Increasing performance and reducing cost of deep learning inference using Amazon SageMaker Neo and Amazon Elastic Inference
When running deep learning models in production, balancing infrastructure cost versus model latency is always an important consideration for AWS customers. At re:Invent 2018, AWS introduced Amazon SageMaker Neo and Amazon Elastic Inference, two services that can make models more efficient for deep learning. Elastic Inference is a hardware solution that provides the optimal amount of GPU compute to perform inference. Neo is a software solution that optimizes deep learning models for specific infrastructure deployments by reducing memory imprint, which enables up to double the execution speed. This post deploys an MXNet hot dog / not hot dog image classification model in Amazon SageMaker to measure model latency and costs using Neo and Elastic Inference in a variety of deployment scenarios.
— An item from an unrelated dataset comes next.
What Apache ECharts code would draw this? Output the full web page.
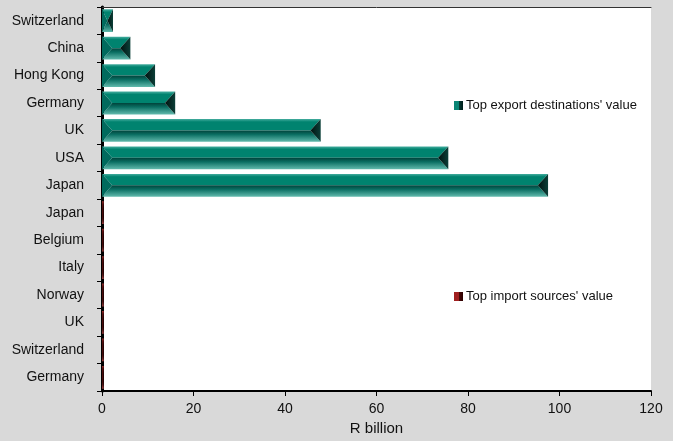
<!DOCTYPE html>
<html>
<head>
<meta charset="utf-8">
<script src="https://cdn.jsdelivr.net/npm/echarts@6/dist/echarts.min.js"></script>
<style>html,body{margin:0;padding:0;background:#d9d9d9;}#c{width:673px;height:441px;}</style>
</head>
<body>
<div id="c"></div>
<script>
// Categories from bottom to top
var categoryLabels = ['Germany','Switzerland','UK','Norway','Italy','Belgium','Japan','Japan','USA','UK','Germany','Hong Kong','China','Switzerland'];
// Import sources (bottom 7 rows)
var importCountries = ['Germany','Switzerland','UK','Norway','Italy','Belgium','Japan'];
var importValues = [0.4, 0.4, 0.4, 0.4, 0.4, 0.4, 0.4];
// Export destinations (top 7 rows)
var exportCountries = ['Japan','USA','UK','Germany','Hong Kong','China','Switzerland'];
var exportValues = [97.5, 75.7, 47.8, 16.0, 11.6, 6.2, 2.4];
var xTicks = [0, 20, 40, 60, 80, 100, 120];
var xAxisTitle = 'R billion';
var seriesNames = ["Top export destinations' value", "Top import sources' value"];

var exportData = exportValues.map(function (v, i) { return [v, importCountries.length + i]; });
var importData = importValues.map(function (v, i) { return [v, i]; });

function bevelRender(pal) {
  return function (params, api) {
    var v = api.value(0), yi = api.value(1);
    var s = api.coord([0, yi]), e = api.coord([v, yi]);
    var h = api.size([0, 1])[1] * 0.83;
    var x0 = s[0], x1 = e[0], yc = s[1], y0 = yc - h / 2, y1 = yc + h / 2;
    var b = Math.min(h * 0.45, (x1 - x0) / 2);
    var L = echarts.graphic.LinearGradient;
    return {
      type: 'group',
      children: [
        { type: 'polygon', shape: { points: [[x0, y0], [x1, y0], [x1 - b, yc], [x0 + b, yc]] },
          style: { fill: new L(0, 0, 0, 1, [{offset: 0, color: pal.topLight}, {offset: 0.25, color: pal.top}, {offset: 1, color: pal.top}]) } },
        { type: 'polygon', shape: { points: [[x0 + b, yc], [x1 - b, yc], [x1, y1], [x0, y1]] },
          style: { fill: new L(0, 0, 0, 1, [{offset: 0, color: pal.ridge}, {offset: 0.35, color: pal.bottomMid}, {offset: 1, color: pal.bottomLight}]) } },
        { type: 'polygon', shape: { points: [[x0, y0], [x0 + b, yc], [x0, y1]] },
          style: { fill: pal.left } },
        { type: 'polygon', shape: { points: [[x1, y0], [x1 - b, yc], [x1, y1]] },
          style: { fill: new L(0, 0, 1, 0, [{offset: 0, color: pal.rightDark}, {offset: 1, color: pal.right}]) } }
      ]
    };
  };
}

var teal = { topLight: '#45ad9f', top: '#00836f', ridge: '#00433b', bottomMid: '#0a6e62', bottomLight: '#62baad', left: '#006a5d', rightDark: '#00120f', right: '#0b3f38' };
var red = { topLight: '#a03030', top: '#7a1515', ridge: '#3a0505', bottomMid: '#5a0d0d', bottomLight: '#a04040', left: '#5a0f0f', rightDark: '#200000', right: '#3a0808' };

var chart = echarts.init(document.getElementById('c'));
chart.setOption({
  backgroundColor: '#d9d9d9',
  animation: false,
  textStyle: { fontFamily: 'Liberation Sans, Arial, sans-serif' },
  grid: { left: 102, right: 22, top: 7, bottom: 48, show: true, backgroundColor: '#ffffff', borderWidth: 0 },
  legend: [
    { data: [seriesNames[0]], left: 449, top: 94, orient: 'vertical', itemWidth: 9, itemHeight: 9, itemGap: 4, icon: 'rect',
      textStyle: { fontSize: 13, color: '#111', padding: [0, 0, 0, -2], fontFamily: 'Liberation Sans, Arial, sans-serif' } },
    { data: [seriesNames[1]], left: 449, top: 285, orient: 'vertical', itemWidth: 9, itemHeight: 9, itemGap: 4, icon: 'rect',
      textStyle: { fontSize: 13, color: '#111', padding: [0, 0, 0, -2], fontFamily: 'Liberation Sans, Arial, sans-serif' } }
  ],
  xAxis: [
    { type: 'value', min: xTicks[0], max: xTicks[xTicks.length - 1], interval: xTicks[1] - xTicks[0],
      name: xAxisTitle, nameLocation: 'middle', nameGap: 30,
      nameTextStyle: { fontSize: 15, color: '#111' },
      axisLine: { show: true, lineStyle: { color: '#000', width: 2 } },
      axisTick: { show: true, length: 5, lineStyle: { color: '#000' } },
      axisLabel: { fontSize: 14, color: '#111', margin: 11 },
      splitLine: { show: false } },
    { type: 'value', position: 'top', min: xTicks[0], max: xTicks[xTicks.length - 1],
      axisLine: { show: true, lineStyle: { color: '#333', width: 1 } },
      axisTick: { show: false }, axisLabel: { show: false }, splitLine: { show: false } }
  ],
  yAxis: [
    { type: 'category', data: categoryLabels,
      axisLine: { show: true, lineStyle: { color: '#000', width: 2 } },
      axisTick: { show: true, length: 5, lineStyle: { color: '#000' } },
      axisLabel: { fontSize: 14, color: '#111', margin: 18 } },
    { type: 'category', data: categoryLabels, position: 'right',
      axisLine: { show: true, lineStyle: { color: '#000', width: 3 } },
      axisTick: { show: false }, axisLabel: { show: false } }
  ],
  series: [
    { name: seriesNames[0], type: 'custom', xAxisIndex: 0, yAxisIndex: 0, renderItem: bevelRender(teal),
      encode: { x: 0, y: 1 }, data: exportData,
      itemStyle: { color: new echarts.graphic.LinearGradient(0, 0, 1, 0, [{offset: 0, color: '#0a8575'}, {offset: 0.5, color: '#0a8575'}, {offset: 0.55, color: '#063a33'}, {offset: 1, color: '#00201c'}]) } },
    { name: seriesNames[1], type: 'custom', xAxisIndex: 0, yAxisIndex: 0, renderItem: bevelRender(red),
      encode: { x: 0, y: 1 }, data: importData,
      itemStyle: { color: new echarts.graphic.LinearGradient(0, 0, 1, 0, [{offset: 0, color: '#a02020'}, {offset: 0.5, color: '#a02020'}, {offset: 0.55, color: '#4a0808'}, {offset: 1, color: '#2a0000'}]) } }
  ]
});
</script>
</body>
</html>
This post evaluates deployment options using Amazon SageMaker and the different results you may see if you use Amazon EC2 instances.
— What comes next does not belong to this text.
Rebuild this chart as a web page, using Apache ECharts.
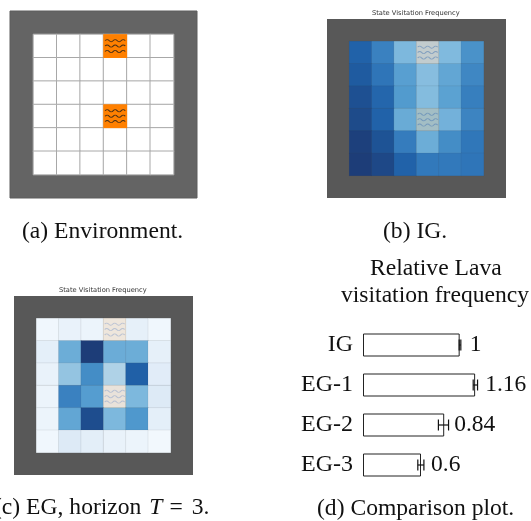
<!DOCTYPE html>
<html><head><meta charset="utf-8">
<style>html,body{margin:0;padding:0;background:#fff}#c{width:531px;height:521px}</style>
<script src="https://cdn.jsdelivr.net/npm/echarts@6/dist/echarts.min.js"></script>
</head><body><div id="c"></div>
<script>
// 6x6 floor, row by row from the top
const igFrequency = [
  [0.86,0.72,0.50,0.30,0.49,0.66],
  [0.89,0.77,0.61,0.47,0.58,0.70],
  [0.93,0.84,0.63,0.48,0.60,0.73],
  [0.95,0.86,0.56,0.42,0.53,0.71],
  [0.99,0.92,0.74,0.55,0.68,0.76],
  [1.00,0.96,0.86,0.75,0.75,0.77]
];
const egFrequency = [
  [0.03,0.08,0.06,0.06,0.10,0.03],
  [0.11,0.55,1.00,0.555,0.55,0.10],
  [0.08,0.43,0.68,0.34,0.87,0.13],
  [0.06,0.72,0.62,0.10,0.50,0.15],
  [0.06,0.58,0.94,0.50,0.64,0.11],
  [0.03,0.15,0.12,0.08,0.06,0.02]
];
const lavaCells = [[3,0],[3,3]]; // column, row within the floor
const methods = ['IG','EG-1','EG-2','EG-3'];
const lavaFrequency = [1,1.16,0.84,0.6];
const errLow = [0.995,1.14,0.78,0.567];
const errHigh = [1.012,1.185,0.885,0.63];
const blues = ['#F5FAFE','#E2EDF8','#C7DCEF','#A6CEE4','#7DB8DD','#539CCF','#3279BB','#1F5FA6','#1D3D78'];
const gridIdx = ['0','1','2','3','4','5','6','7'];
const wavePath = 'path://M0 2Q2 0 4 2T8 2T12 2T16 2T20 2M0 7Q2 5 4 7T8 7T12 7T16 7T20 7M0 12Q2 10 4 12T8 12T12 12T16 12T20 12';

const SERIF = '"Liberation Serif","Times New Roman",serif';
const chart = echarts.init(document.getElementById('c'), null, {renderer:'canvas'});

const shift = ([c,r]) => [c+1, r+1, 1];
const toCells = m => m.flatMap((row,r) => row.map((v,c) => [c+1,r+1,v]));
const floorCells = igFrequency.flatMap((row,r) => row.map((_,c) => [c+1,r+1,1]));

const grids = [
  {left:10,top:11,width:187,height:187,show:true,backgroundColor:'#646464',borderColor:'#5c5c5c',borderWidth:1},
  {left:327,top:19,width:179,height:179,show:true,backgroundColor:'#585858',borderWidth:0},
  {left:14,top:296,width:179,height:179,show:true,backgroundColor:'#585858',borderWidth:0},
  {left:363,top:325,width:145,height:160,show:false}
];
const cellAxis = (i,inv) => ({type:'category',gridIndex:i,data:gridIdx,show:false,inverse:inv});
const xAxes = [cellAxis(0,false),cellAxis(1,false),cellAxis(2,false),
  {type:'value',gridIndex:3,min:0,max:1.5,show:false}];
const yAxes = [cellAxis(0,true),cellAxis(1,true),cellAxis(2,true),
  {type:'category',gridIndex:3,data:methods,inverse:true,
   axisLine:{show:false},axisTick:{show:false},splitLine:{show:false},
   axisLabel:{fontFamily:SERIF,fontSize:24,color:'#111',margin:10}}];

const heat = (i,data,z) => ({type:'heatmap',xAxisIndex:i,yAxisIndex:i,data,z,
  itemStyle:{borderColor:'rgba(70,70,70,0.09)',borderWidth:1},emphasis:{disabled:true}});
const waves = (i,color,width) => ({type:'scatter',xAxisIndex:i,yAxisIndex:i,data:lavaCells.map(shift),z:6,
  symbol:wavePath,symbolSize:[width,13],silent:true,
  itemStyle:{color:'rgba(0,0,0,0)',borderColor:color,borderWidth:1}});
const overlay = (i) => ({type:'heatmap',xAxisIndex:i,yAxisIndex:i,data:lavaCells.map(shift),z:5,silent:true,
  itemStyle:{color:'rgba(255,128,0,0.12)'},emphasis:{disabled:true}});

const series = [
  // panel (a)
  {type:'heatmap',xAxisIndex:0,yAxisIndex:0,data:floorCells,z:2,
   itemStyle:{color:'#fff',borderColor:'#a8a8a8',borderWidth:1},emphasis:{disabled:true}},
  {type:'heatmap',xAxisIndex:0,yAxisIndex:0,data:lavaCells.map(shift),z:3,
   itemStyle:{color:'#FF8000'},emphasis:{disabled:true}},
  waves(0,'#1a1a1a',20),
  // panel (b)
  heat(1,toCells(igFrequency),2), overlay(1), waves(1,'rgba(80,125,180,0.7)',20),
  // panel (c)
  heat(2,toCells(egFrequency),2), overlay(2), waves(2,'rgba(150,170,205,0.75)',20),
  // panel (d)
  {type:'bar',xAxisIndex:3,yAxisIndex:3,data:lavaFrequency,barWidth:23,silent:true,
   itemStyle:{color:'#fff',borderColor:'#222',borderWidth:1,borderJoin:'miter',borderRadius:0},
   label:{show:true,position:'right',distance:10,fontFamily:SERIF,fontSize:23.5,color:'#111'}},
  {type:'custom',xAxisIndex:3,yAxisIndex:3,z:5,silent:true,
   data:methods.map((_,i)=>[errLow[i],errHigh[i],i]),
   encode:{x:[0,1],y:2},
   renderItem:(p,api)=>{
     const a=api.coord([api.value(0),api.value(2)]), b=api.coord([api.value(1),api.value(2)]);
     const h=5.5, st={stroke:'#111',lineWidth:1.2,fill:null};
     const ln=(x1,y1,x2,y2)=>({type:'line',shape:{x1,y1,x2,y2},style:st});
     return {type:'group',children:[ln(a[0],a[1],b[0],b[1]),ln(a[0],a[1]-h,a[0],a[1]+h),ln(b[0],b[1]-h,b[0],b[1]+h)]};
   }}
];

const cap = (text,left,top,extra) => ({text,left,top,padding:0,
  textStyle:Object.assign({fontFamily:SERIF,fontSize:23.6,fontWeight:'normal',color:'#111'},extra||{})});
const small = (left,top) => ({text:'State Visitation Frequency',left,top,padding:0,
  textStyle:{fontFamily:'"DejaVu Sans"',fontSize:6.7,fontWeight:'normal',color:'#333'}});

chart.setOption({
  animation:false,
  grid:grids,xAxis:xAxes,yAxis:yAxes,
  visualMap:{show:false,type:'continuous',seriesIndex:[3,6],min:0,max:1,dimension:2,inRange:{color:blues}},
  title:[
    cap('(a) Environment.',22,220),
    cap('(b) IG.',383,220),
    {text:'(c) EG, horizon {i|T}{e|=}3.',left:-6,top:496,padding:0,
     textStyle:{fontFamily:SERIF,fontSize:23.6,fontWeight:'normal',color:'#111',
       rich:{i:{fontFamily:SERIF,fontSize:23.6,fontStyle:'italic',color:'#111',padding:[0,4,0,2]},
             e:{fontFamily:SERIF,fontSize:23.6,color:'#111',padding:[0,9,0,3]}}}},
    cap('(d) Comparison plot.',317,497),
    cap('Relative Lava',370,257),
    cap('visitation frequency',341,284),
    small(372,10),
    small(59,287)
  ],
  series
});
</script></body></html>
Elastic Inference allows you to allocate the right amount of GPU for compute as needed instead of over-provisioning hardware for memory and CPU components by using a regular p2/p3 instance. This efficiency can reduce deep learning inference costs by up to 75%. Elastic Inference also features three separate sizes of GPU acceleration (eia2.medium, eia2.large, and eia2.xlarge), which creates granularity for optimizing cost and performance for a variety of use cases, from natural language processing to computer vision. Similar to standard Amazon SageMaker endpoints, you can easily scale Elastic Inference accelerators (EIA) by using Amazon EC2 Auto Scaling groups, which allows you to scale your compute demands
Neo uses deep learning to find code optimizations for specific hardware and deep learning frameworks that allow models to perform up to twice the speed with no loss in accuracy. Furthermore, by reducing the code base for deep learning networks to only the code required to make predictions, Neo reduces the memory footprint for models by up to 10 times. Neo can optimize models for a variety of platforms, which makes tuning a model for multiple deployments simple.
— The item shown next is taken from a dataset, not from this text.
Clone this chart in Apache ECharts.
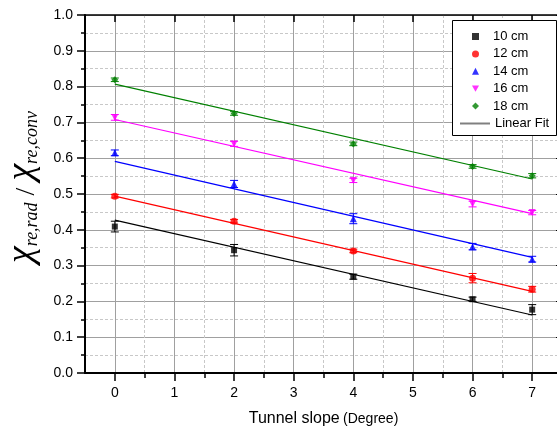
<!DOCTYPE html>
<html>
<head>
<meta charset="utf-8">
<script src="https://cdn.jsdelivr.net/npm/echarts@6/dist/echarts.min.js"></script>
<style>
  html, body { margin: 0; padding: 0; background: #fff; }
  #chart { width: 557px; height: 430px; }
</style>
</head>
<body>
<div id="chart"></div>
<script>
// tunnel slope (degree)
var slopes = [0, 2, 4, 6, 7];
var xMajor = [0, 1, 2, 3, 4, 5, 6, 7];
var xMinor = [0.5, 1.5, 2.5, 3.5, 4.5, 5.5, 6.5];

var names = ['10 cm', '12 cm', '14 cm', '16 cm', '18 cm'];
var colors = ['#000000', '#ff0000', '#0000ff', '#ff00ff', '#008000'];
var symbols = ['rect', 'circle', 'triangle', 'triangle', 'diamond'];
var rotates = [0, 0, 0, 180, 0];

// ratio chi_re,rad / chi_re,conv
var ratio10 = [0.409, 0.343, 0.269, 0.206, 0.177];
var ratio12 = [0.494, 0.424, 0.341, 0.265, 0.234];
var ratio14 = [0.615, 0.528, 0.431, 0.353, 0.318];
var ratio16 = [0.714, 0.640, 0.538, 0.472, 0.448];
var ratio18 = [0.819, 0.725, 0.640, 0.577, 0.551];

// error bar half heights
var err10 = [0.015, 0.016, 0.007, 0.006, 0.014];
var err12 = [0.005, 0.005, 0.005, 0.013, 0.008];
var err14 = [0.008, 0.010, 0.014, 0.009, 0.008];
var err16 = [0.008, 0.007, 0.006, 0.008, 0.006];
var err18 = [0.005, 0.005, 0.005, 0.005, 0.006];

// linear fit, value at slope 0 and slope 7
var fitX = [0, 7];
var fit10 = [0.427, 0.162];
var fit12 = [0.494, 0.228];
var fit14 = [0.591, 0.323];
var fit16 = [0.708, 0.445];
var fit18 = [0.807, 0.542];

var ratios = [ratio10, ratio12, ratio14, ratio16, ratio18];
var errs = [err10, err12, err14, err16, err18];
var fits = [fit10, fit12, fit14, fit16, fit18];

var chart = echarts.init(document.getElementById('chart'));
var font = 'Liberation Sans, Arial, sans-serif';
var serif = 'Liberation Serif, DejaVu Serif, serif';

function errorBars(color, values, e) {
  return {
    type: 'custom',
    silent: true,
    z: 3,
    data: slopes.map(function (x, i) { return [x, values[i] - e[i], values[i] + e[i]]; }),
    encode: { x: 0, y: [1, 2] },
    renderItem: function (params, api) {
      var lo = api.coord([api.value(0), api.value(1)]);
      var hi = api.coord([api.value(0), api.value(2)]);
      var w = 4;
      var st = { stroke: color, lineWidth: 1 };
      return {
        type: 'group',
        children: [
          { type: 'line', shape: { x1: lo[0], y1: lo[1], x2: hi[0], y2: hi[1] }, style: st },
          { type: 'line', shape: { x1: lo[0] - w, y1: lo[1], x2: lo[0] + w, y2: lo[1] }, style: st },
          { type: 'line', shape: { x1: hi[0] - w, y1: hi[1], x2: hi[0] + w, y2: hi[1] }, style: st }
        ]
      };
    }
  };
}

var series = [];
for (var k = 0; k < names.length; k++) {
  series.push({
    type: 'line',
    name: 'Linear Fit',
    xAxisIndex: 0,
    symbol: 'none',
    silent: true,
    z: 2,
    lineStyle: { color: colors[k], width: 1.2 },
    data: fitX.map(function (x, i) { return [x, fits[k][i]]; })
  });
  series.push(errorBars(colors[k], ratios[k], errs[k]));
  series.push({
    type: 'scatter',
    name: names[k],
    symbol: symbols[k],
    symbolRotate: rotates[k],
    symbolSize: symbols[k] == 'rect' ? 6 : 7,
    itemStyle: { color: colors[k] },
    z: 4,
    data: slopes.map(function (x, i) { return [x, ratios[k][i]]; })
  });
}

var legendText = { fontSize: 13, color: '#000', fontFamily: font };
var downTriangle = 'path://M0,0L10,0L5,9Z';

var option = {
  animation: false,
  backgroundColor: '#fff',
  grid: { left: 85, right: -5, top: 15, bottom: 57, outerBoundsMode: 'none', containLabel: false },
  graphic: [{
    type: 'rect',
    z: 9,
    shape: { x: 452.5, y: 20.5, width: 104, height: 115 },
    style: { fill: '#fff', stroke: '#000', lineWidth: 1 }
  }],
  legend: [{
    orient: 'vertical',
    z: 10,
    left: 472,
    top: 30,
    padding: 0,
    itemGap: 4.4,
    itemWidth: 7,
    itemHeight: 7,
    textStyle: Object.assign({ padding: [0, 0, 0, 9] }, legendText),
    data: names.map(function (n, i) {
      return rotates[i] ? { name: n, icon: downTriangle } : { name: n };
    })
  }, {
    orient: 'vertical',
    z: 10,
    left: 460,
    top: 117,
    padding: 0,
    itemWidth: 30,
    itemHeight: 2,
    textStyle: legendText,
    data: [{ name: 'Linear Fit', icon: 'rect', itemStyle: { color: '#808080' } }]
  }],
  xAxis: [{
    type: 'value',
    position: 'bottom',
    min: -0.5,
    max: 7.5,
    axisLine: { onZero: false, lineStyle: { color: '#000', width: 2 } },
    axisTick: { customValues: xMajor, length: 8, lineStyle: { color: '#000', width: 1.5 } },
    axisLabel: { customValues: xMajor, fontSize: 14, color: '#000', fontFamily: font, margin: 13 },
    splitLine: { show: true, lineStyle: { color: '#a0a0a0', width: 1 } },
    name: '{a|Tunnel slope} {b|(Degree)}',
    nameLocation: 'middle',
    nameGap: 38,
    nameTextStyle: {
      rich: {
        a: { fontSize: 16, color: '#000', fontFamily: font },
        b: { fontSize: 14, color: '#000', fontFamily: font }
      }
    }
  }, {
    type: 'value',
    position: 'bottom',
    min: -0.5,
    max: 7.5,
    axisLine: { show: false, onZero: false },
    axisTick: { customValues: xMinor, length: 5, lineStyle: { color: '#000', width: 1.5 } },
    axisLabel: { show: false },
    splitLine: { show: true, lineStyle: { color: '#c8c8c8', width: 1, type: [3, 2] } }
  }, {
    type: 'value',
    position: 'top',
    min: -0.5,
    max: 7.5,
    axisLine: { onZero: false, lineStyle: { color: '#000', width: 1.5 } },
    axisTick: { customValues: xMajor, inside: true, length: 7, lineStyle: { color: '#000', width: 1.5 } },
    axisLabel: { show: false },
    splitLine: { show: false }
  }],
  yAxis: [{
    type: 'value',
    position: 'left',
    min: 0,
    max: 1,
    interval: 0.1,
    axisLine: { show: true, onZero: false, lineStyle: { color: '#000', width: 2 } },
    axisTick: { show: true, length: 8, lineStyle: { color: '#000', width: 1.5 } },
    minorTick: { show: true, splitNumber: 2, length: 4, lineStyle: { color: '#000', width: 1.5 } },
    axisLabel: {
      fontSize: 14, color: '#000', fontFamily: font, margin: 12,
      formatter: function (v) { return v.toFixed(1); }
    },
    splitLine: { show: true, lineStyle: { color: '#a0a0a0', width: 1 } },
    minorSplitLine: { show: true, lineStyle: { color: '#c8c8c8', width: 1, type: [3, 2] } },
    name: '{c|χ}{s|re,rad}{p| / }{c|χ}{s|re,conv}',
    nameLocation: 'middle',
    nameRotate: 90,
    nameGap: 44,
    nameTextStyle: {
      padding: [0, 0, 0, 14],
      rich: {
        c: { fontSize: 38, fontStyle: 'italic', fontFamily: serif, color: '#000', verticalAlign: 'bottom', lineHeight: 34 },
        s: { fontSize: 18, fontStyle: 'italic', fontFamily: serif, color: '#000', verticalAlign: 'bottom', lineHeight: 26 },
        p: { fontSize: 28, fontFamily: serif, color: '#000', verticalAlign: 'bottom', lineHeight: 32 }
      }
    }
  }, {
    type: 'value',
    position: 'right',
    min: 0,
    max: 1,
    interval: 0.1,
    axisLine: { show: true, onZero: false, lineStyle: { color: '#000', width: 1 } },
    axisTick: { show: true, inside: true, length: 6, lineStyle: { color: '#000' } },
    axisLabel: { show: false },
    splitLine: { show: false }
  }],
  series: series
};

chart.setOption(option);
</script>
</body>
</html>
The use case for this post is an image classification task using a pre-trained ResNet model that is fine-tuned for the food images within the hot dog / not hot dog dataset. The notebook shows how to use Amazon SageMaker to fine-tune a pre- trained convolutional neural network model, optimize the model using Neo, and deploy the model and evaluate its latency in a variety of methods using Neo and EIA.